Why do I keep going to Hunan? My trips to the province, the birthplace of Mao Zedong, tend to end in disaster. Trains are missed because of misinformation, places advertised as open are closed and the people seem to be so proud of their very mediocre and over-vinegary food that they don't feel they need Sichuan restaurants.
On my last visit, I got the worst flu of my adult life; flu so bad it must have been shark flu, at least. A perfect storm of construction dust, being frozen to the bone day and night (Hunan people, thinking they live in the south, don't believe in indoor heating) and a death-walk among people spitting incessantly was unleashed on my immune system, knocking it to the ground, stomping on its face and laughing.
In bed shaking with fever after the terrible, freezing, two-day journey home to Hong Kong, my thoughts turned to the Long March. How the hell had as many as 6,000 of the 86,000 Red Army marchers survived? I couldn't even manage a single day of trekking in the scraggy, foggy mountains of Zhangjiajie while breathing in noxious fumes before I collapsed, whereas those Long Marchers were at it for a whole year! And while wearing, presumably, crappy shoes and clothes, sleeping outside, trudging through snow, being bombarded by the Nationalists and starving.
Although the numbers vary significantly depending on the source, it seems that fewer than 10 per cent of those who set out in October 1934 made it to Shaanxi province after this terrible 6,000km to 9,000km (depending on the source) trek. Evidently Mao was one of them.
Mao was made of steel; that's how he survived to enable China to be dirt poor for another generation or two. Interestingly, several biographies I have read about this epic walk claim that Mao was often carried, lying on a litter, across the most difficult mountain passes. For years I thought that surely couldn't be. One, because as such a great leader he must have walked prominently, setting a good example, and two, because how would it even be possible to carry a man that big across such terrain?
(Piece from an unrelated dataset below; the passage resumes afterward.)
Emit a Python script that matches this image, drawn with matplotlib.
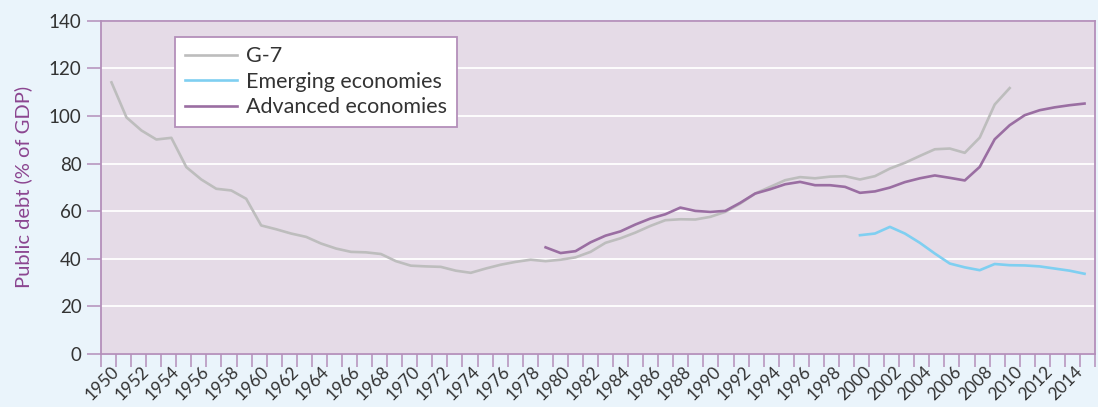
import matplotlib
matplotlib.use("Agg")
import matplotlib.pyplot as plt
import numpy as np

plt.rcParams['font.family'] = ['Lato', 'DejaVu Sans']

g7_years = list(range(1950, 2011))
g7_values = [114.1, 99.4, 93.9, 90.1, 90.8, 78.5, 73.3, 69.4, 68.7, 65.2,
             54.0, 52.4, 50.6, 49.2, 46.4, 44.3, 42.9, 42.7, 42.0, 39.0,
             37.1, 36.8, 36.6, 35.0, 34.1, 35.9, 37.5, 38.7, 39.6, 39.0,
             39.6, 40.6, 42.9, 46.7, 48.6, 51.0, 53.8, 56.2, 56.6, 56.5,
             57.6, 59.7, 63.2, 67.4, 70.2, 73.0, 74.3, 73.8, 74.5, 74.7,
             73.3, 74.7, 77.9, 80.3, 83.2, 86.0, 86.3, 84.5, 90.9, 104.8,
             111.7]

emerging_years = list(range(2000, 2016))
emerging_values = [49.9, 50.6, 53.4, 50.6, 46.7, 42.2, 38.0, 36.4, 35.2, 37.8,
                   37.3, 37.2, 36.8, 35.9, 35.0, 33.7]

advanced_years = list(range(1979, 2016))
advanced_values = [44.8, 42.4, 43.2, 46.9, 49.7, 51.5, 54.4, 56.9, 58.7, 61.5,
                   60.1, 59.7, 60.1, 63.5, 67.4, 69.2, 71.3, 72.3, 70.9, 70.9,
                   70.2, 67.7, 68.3, 69.9, 72.2, 73.8, 75.0, 74.0, 72.9, 78.6,
                   90.2, 96.1, 100.3, 102.4, 103.6, 104.5, 105.2]

label_years = list(range(1950, 2015, 2))
y_ticks = [0, 20, 40, 60, 80, 100, 120, 140]

outer_bg = '#EAF4FB'
plot_bg = '#E5DBE7'
spine_col = '#B48FBA'
grey = '#BDBDBD'
blue = '#7FCFF1'
purple = '#9A6EA2'
label_purple = '#8B4590'
text_col = '#333333'

fig = plt.figure(figsize=(10.98, 4.07), dpi=100, facecolor=outer_bg)
ax = fig.add_axes([101/1098, 1 - 354/407, (1095 - 101)/1098, (354 - 20.7)/407])
ax.set_facecolor(plot_bg)

first = 1950
x0, x1 = -0.7, 65.7
ax.set_xlim(x0, x1)
ax.set_ylim(0, 140)

for v in y_ticks:
    ax.axhline(v, color='white', lw=1.3, zorder=1)

ax.plot(np.array(g7_years) - first, g7_values, color=grey, lw=1.9, label='G-7', zorder=3)
ax.plot(np.array(emerging_years) - first, emerging_values, color=blue, lw=1.9,
        label='Emerging economies', zorder=3)
ax.plot(np.array(advanced_years) - first, advanced_values, color=purple, lw=1.9,
        label='Advanced economies', zorder=4)

for s in ax.spines.values():
    s.set_color(spine_col)
    s.set_linewidth(1.3)

ax.set_yticks(y_ticks)
ax.set_yticklabels([str(v) for v in y_ticks], fontsize=13.5, color=text_col)
ax.tick_params(axis='y', length=10, width=1.1, color=spine_col, pad=4)

ax.xaxis.remove_overlapping_locs = False
tick_pos = np.linspace(x0, x1, 67)
ax.set_xticks(tick_pos)
ax.set_xticklabels([''] * len(tick_pos))
ax.tick_params(axis='x', which='major', length=9.5, width=1.1, color=spine_col)

lab_pos = [tick_pos[1 + (y - first)] for y in label_years]
ax.set_xticks(lab_pos, minor=True)
ax.set_xticklabels([str(y) for y in label_years], minor=True, rotation=45,
                   ha='right', va='center', rotation_mode='anchor',
                   fontsize=12.5, color=text_col)
ax.tick_params(axis='x', which='minor', length=0, pad=11)

ax.set_ylabel('Public debt (% of GDP)', fontsize=14.5, color=label_purple, labelpad=12)

leg = ax.legend(loc='upper left', bbox_to_anchor=((175 - 101)/994, (354 - 36.7)/333.3),
                fontsize=15.5, frameon=True, fancybox=False, handlelength=2.45,
                handletextpad=0.4, labelspacing=0.25, borderpad=0.45,
                borderaxespad=0)
leg.get_frame().set_edgecolor(spine_col)
leg.get_frame().set_linewidth(1.3)
leg.get_frame().set_facecolor('white')
leg.get_frame().set_alpha(1)
for t in leg.get_texts():
    t.set_color(text_col)

fig.savefig('out.png', dpi=100, facecolor=outer_bg)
But when I arrived in Hunan I realised, halfway up the steepest part of a four-hour hike, that carrying people with workable legs is indeed a thing. My friend F and I were confronted by an army of carriers so persistent that we were tempted to pay them 100 yuan (HK$120) to haul us along, just to stop them haranguing us.
If we had done so, perhaps I would have avoided the flu. It worked for Mao, didn't it?